Cinq créneaux sont proposés pour sauvegarder la durabilité de l’agriculture familiale. Il s’agit de : 1- développer un environnement politique qui favorise son renforcement; 2- soutenir les jeunes pour assurer la durabilité de l’agriculture familiale ainsi que de la pêche (en investissant dans l’autonomisation des jeunes ruraux et en leur offrant des perspectives, la Tunisie devrait pouvoir favoriser simultanément les approches en matière d’éducation, d’emploi décent, de croissance économique inclusive et d’éradication de la pauvreté); 3- promouvoir l’égalité des sexes dans l’agriculture familiale et le rôle de leadership des femmes rurales (+70% des activités agricoles sont effectuées par les femmes); 4- renforcer les organisations et les capacités des agriculteurs familiaux à générer des connaissances, à représenter les exploitants, et à fournir des services inclusifs dans le milieu urbain-rural; 5- améliorer l’inclusion socioéconomique, la résilience et le bien-être des agricultrices/agriculteurs familiaux, des ménages et des communautés dans les milieux ruraux (la pauvreté dans le milieu rural est des plus élevés en Tunisie); 6- promouvoir une agriculture familiale durable et des systèmes alimentaires résilients, face au climat; 7- renforcer la multi-dimensionnalité de l’agriculture familiale pour promouvoir des innovations sociales qui contribuent au développement des systèmes alimentaires, qui préservent et valorisent les ressources naturelles, la biodiversité, les paysages, et la culture.

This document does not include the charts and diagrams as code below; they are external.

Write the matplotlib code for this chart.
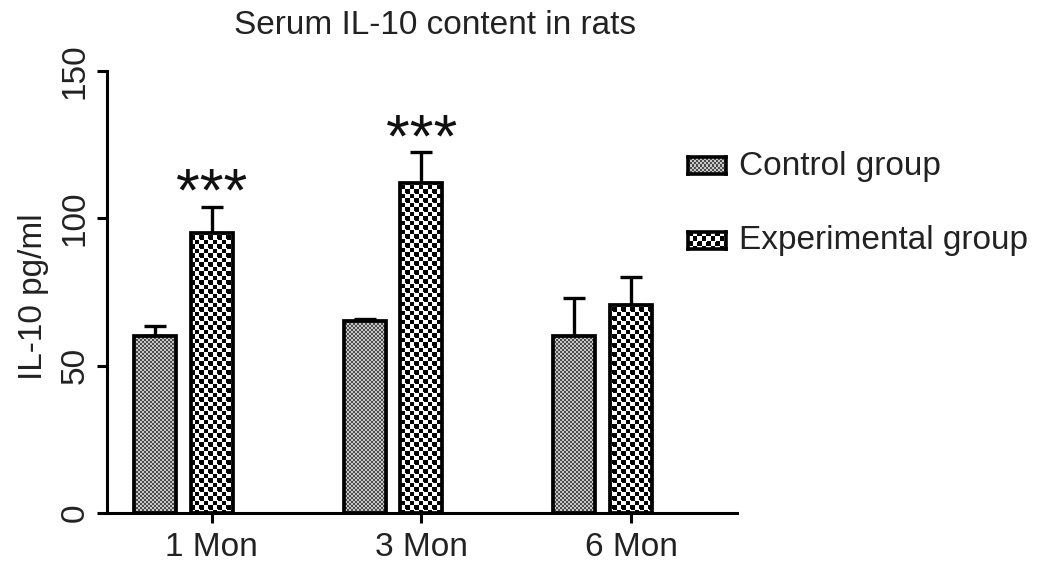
import numpy as np
import matplotlib
matplotlib.use("Agg")
import matplotlib.pyplot as plt

# ---- data ----
groups = ["1 Mon", "3 Mon", "6 Mon"]
control_mean = [60.0, 65.0, 60.0]
control_err = [3.5, 1.0, 13.0]
exp_mean = [95.0, 112.0, 70.5]
exp_err = [9.0, 10.5, 9.5]
series_names = ["Control group", "Experimental group"]
sig_labels = ["***", "***", ""]
yticks = [0, 50, 100, 150]

plt.rcParams['font.family'] = ['Liberation Sans', 'DejaVu Sans']
FS = 24

fig = plt.figure(figsize=(10.37, 5.73), dpi=100)
ax = fig.add_axes([107/1037, 60/573, 630/1037, 442/573])

x = np.arange(len(groups))
off = 0.135
bw = 0.2
xc = x - off
xe = x + off

ax.set_xlim(-0.364, 2.64)
ax.set_ylim(0, 150)

def texture(kind, h, w, x0, y0):
    yy, xx = np.mgrid[0:h, 0:w]
    xx = xx + int(x0)
    yy = yy + int(y0)
    if kind == "control":
        c = ((xx // 2) + (yy // 2)) % 2
        img = np.where(c == 0, 0.30, 0.78)
    else:
        p = 4.5
        cx = np.floor(xx / p)
        cy = np.floor(yy / p)
        c = (cx + cy) % 2
        fx = (xx / p) - cx - 0.5
        fy = (yy / p) - cy - 0.5
        r = np.sqrt(fx**2 + fy**2)
        img = np.where((c == 0) & (r < 0.68), 0.0, 1.0)
    return img

def textured_bars(xs, means, kind):
    bars = ax.bar(xs, means, width=bw, facecolor='none', edgecolor='black',
                  linewidth=2.7, zorder=3)
    for b in bars:
        x0, y0 = b.get_x(), b.get_y()
        x1, y1 = x0 + b.get_width(), y0 + b.get_height()
        p0 = ax.transData.transform((x0, y0))
        p1 = ax.transData.transform((x1, y1))
        w = max(1, int(round(p1[0] - p0[0])))
        h = max(1, int(round(p1[1] - p0[1])))
        img = texture(kind, h, w, p0[0], p0[1])
        im = ax.imshow(img, cmap='gray', vmin=0, vmax=1, extent=(x0, x1, y0, y1),
                       origin='lower', interpolation='nearest', aspect='auto', zorder=2)
        im.set_clip_path(b)
    return bars

ax.errorbar(xc, control_mean, yerr=[np.zeros(3), control_err], fmt='none',
            ecolor='black', elinewidth=2.4, capsize=8, capthick=2.4, zorder=1)
ax.errorbar(xe, exp_mean, yerr=[np.zeros(3), exp_err], fmt='none',
            ecolor='black', elinewidth=2.4, capsize=8, capthick=2.4, zorder=1)
textured_bars(xc, control_mean, "control")
textured_bars(xe, exp_mean, "exp")
ax.set_xlim(-0.364, 2.64)
ax.set_ylim(0, 150)

for xi, m, e, s in zip(xe, exp_mean, exp_err, sig_labels):
    if s:
        ax.text(xi, m + e - 1.5, s, ha='center', va='baseline', fontsize=44,
                family='Liberation Sans', color='#111111')

for sp in ['top', 'right']:
    ax.spines[sp].set_visible(False)
for sp in ['left', 'bottom']:
    ax.spines[sp].set_linewidth(2.2)

ax.set_xticks(xe)
ax.set_xticklabels(groups, fontsize=FS, color='#222222')
ax.set_yticks(yticks)
ax.set_yticklabels([str(v) for v in yticks], fontsize=FS, rotation=90, va='center',
                   color='#222222')
ax.tick_params(axis='both', direction='out', length=7, width=2.2)
ax.tick_params(axis='x', pad=7)
ax.tick_params(axis='y', pad=5)
ax.set_ylabel("IL-10 pg/ml", fontsize=FS, color='#222222')
ax.yaxis.set_label_coords(-0.092, 0.49)

fig.text(435/1037, 1 - 26/573, "Serum IL-10 content in rats", fontsize=FS,
         ha='center', va='center', color='#222222')

# legend
leg_y = [166, 241]
kinds = ["control", "exp"]
for name, ly, kind in zip(series_names, leg_y, kinds):
    sw = fig.add_axes([688/1037, 1 - (ly + 8)/573, 38/1037, 17/573])
    img = texture(kind, 17, 38, 0, 0)
    sw.imshow(img, cmap='gray', vmin=0, vmax=1, interpolation='nearest', aspect='auto')
    sw.set_xticks([]); sw.set_yticks([])
    for sp in sw.spines.values():
        sp.set_linewidth(2.6)
    fig.text(739/1037, 1 - ly/573, name, fontsize=FS, ha='left', va='center',
             color='#222222')

fig.savefig("out.png", dpi=100)
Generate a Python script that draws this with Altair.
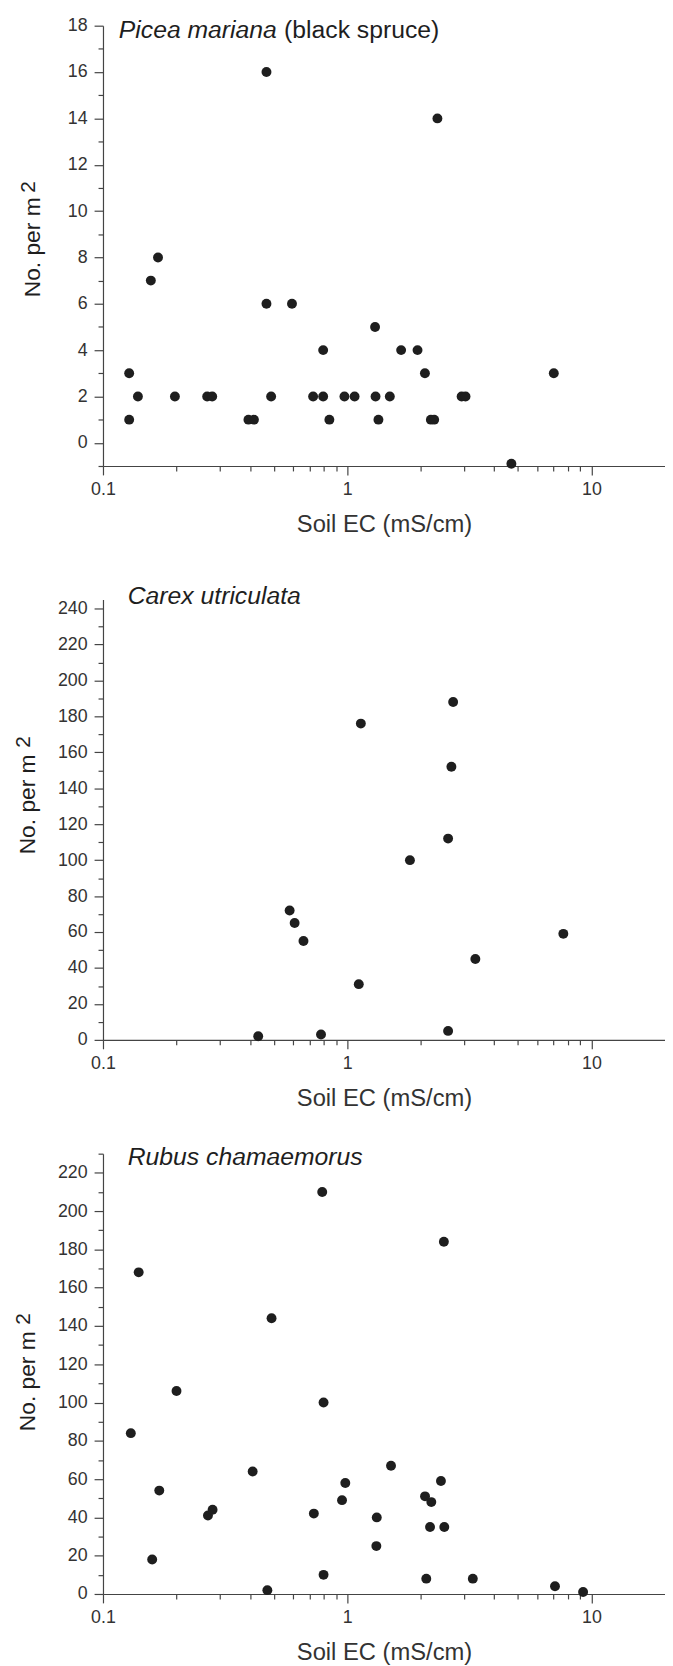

Pour revenir à l’«agriculture verte» (qui ne peut être que verte !) du Plan de développement du MDCI, il s’agit en fait d’agriculture «durable», qui fait référence à une agriculture qui respecte les ressources naturelles, et qui n’utilise pas de substances polluantes, afin de ne pas altérer l’équilibre environnemental. Un type d’agriculture qui se situe aux antipodes du concept d’agriculture intensive. D’où importance capitale – rappelons le- de l’agriculture familiale, objet du plan du DNUAF 2022-2030.